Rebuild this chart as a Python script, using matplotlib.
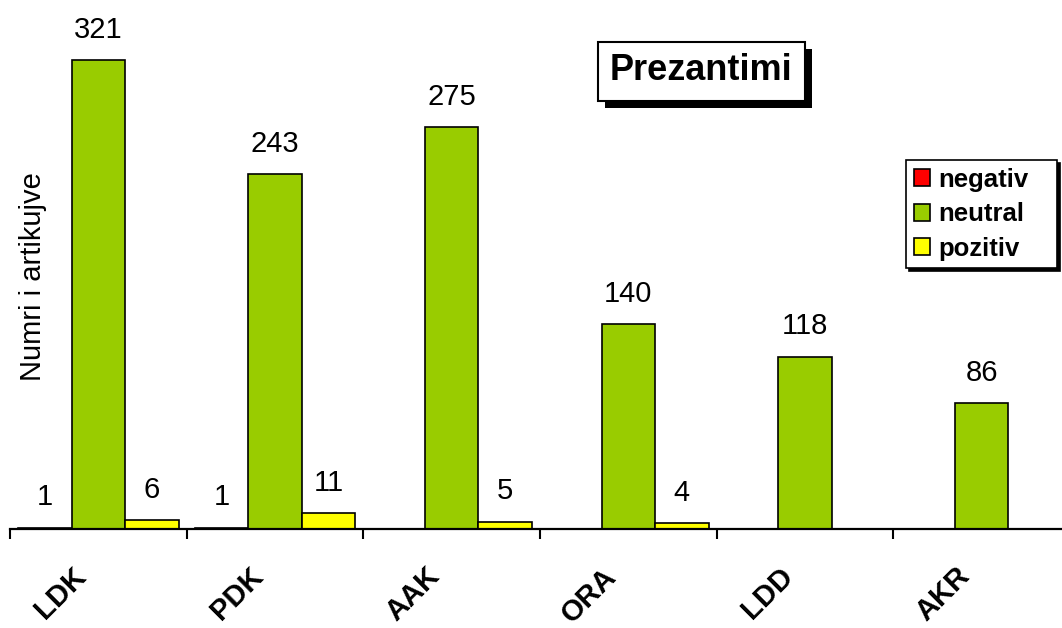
import numpy as np
import matplotlib
matplotlib.use("Agg")
import matplotlib.pyplot as plt
from matplotlib.patches import Patch, Rectangle

plt.rcParams['font.family'] = ['Liberation Sans', 'DejaVu Sans']

categories = ["LDK", "PDK", "AAK", "ORA", "LDD", "AKR"]
negativ = [1, 1, 0, 0, 0, 0]
neutral = [321, 243, 275, 140, 118, 86]
pozitiv = [6, 11, 5, 4, 0, 0]

series = [("negativ", negativ, "#FF0000"),
          ("neutral", neutral, "#99CC00"),
          ("pozitiv", pozitiv, "#FFFF00")]

W, H = 1062, 628
fig = plt.figure(figsize=(W / 100, H / 100), dpi=100)
ax = fig.add_axes([10 / W, (H - 529) / H, 1060 / W, 529 / H])

x = np.arange(len(categories)) + 0.5
bw = 0.303
for i, (name, vals, col) in enumerate(series):
    xs = x + (i - 1) * bw
    ax.bar(xs, vals, width=bw, color=col, edgecolor="black", linewidth=1.2, label=name)
    for xx, v in zip(xs, vals):
        if v > 0:
            ax.annotate(str(v), (xx, v), xytext=(0, 16), textcoords="offset points",
                        ha="center", va="baseline", fontsize=21)

ax.set_xlim(0, len(categories))
ax.set_ylim(0, 362)
for s in ["top", "left", "right"]:
    ax.spines[s].set_visible(False)
ax.spines["bottom"].set_linewidth(1.6)
ax.set_yticks([])
ax.set_xticks(np.arange(len(categories) + 1))
ax.set_xticklabels([])
ax.tick_params(axis="x", direction="out", length=7, width=1.5)

# category labels, rotated
for xx, lab in zip(x, categories):
    ax.annotate(lab, (xx, 0), xycoords=("data", "axes fraction"),
                xytext=(-12, -31), textcoords="offset points",
                ha="right", va="center", rotation=45, rotation_mode="anchor",
                fontsize=21, fontweight="bold", annotation_clip=False)

fig.text(33 / W, 1 - 277 / H, "Numri i artikujve", rotation=90,
         ha="center", va="center", fontsize=21)

# title box with shadow
fig.patches.append(Rectangle((605 / W, 1 - 108 / H), 207 / W, 59 / H,
                             transform=fig.transFigure, facecolor="black", edgecolor="none"))
fig.patches.append(Rectangle((598 / W, 1 - 101 / H), 207 / W, 59 / H,
                             transform=fig.transFigure, facecolor="white",
                             edgecolor="black", linewidth=1.5))
fig.text(701 / W, 1 - 70 / H, "Prezantimi", ha="center", va="center",
         fontsize=26, fontweight="bold")

handles = [Patch(facecolor=c, edgecolor="black", linewidth=1.2) for _, _, c in series]
leg = fig.legend(handles, [n for n, _, _ in series], loc="upper left", mode="expand",
                 bbox_to_anchor=(906 / W, 1 - 268 / H, 151 / W, 108 / H),
                 bbox_transform=fig.transFigure,
                 prop={"size": 18.5, "weight": "bold"}, handlelength=0.65,
                 handleheight=0.65, handletextpad=0.3, labelspacing=0.41,
                 borderpad=0.3, borderaxespad=0, fancybox=False,
                 shadow={"color": "black", "alpha": 1}, framealpha=1)
leg.get_frame().set_edgecolor("black")
leg.get_frame().set_linewidth(1.2)

fig.savefig("out.png", dpi=100)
********************
Extract the lines exactly, please: the first line of the listing, the line with "plt.rcParams['font.family'] = ['Liberation", and every line between them, but no pictures.

§ OUTPUT FOR THIS EXERCISE
Rebuild this chart as a Python script, using matplotlib.
import numpy as np
import matplotlib
matplotlib.use("Agg")
import matplotlib.pyplot as plt
from matplotlib.patches import Patch, Rectangle

plt.rcParams['font.family'] = ['Liberation Sans', 'DejaVu Sans']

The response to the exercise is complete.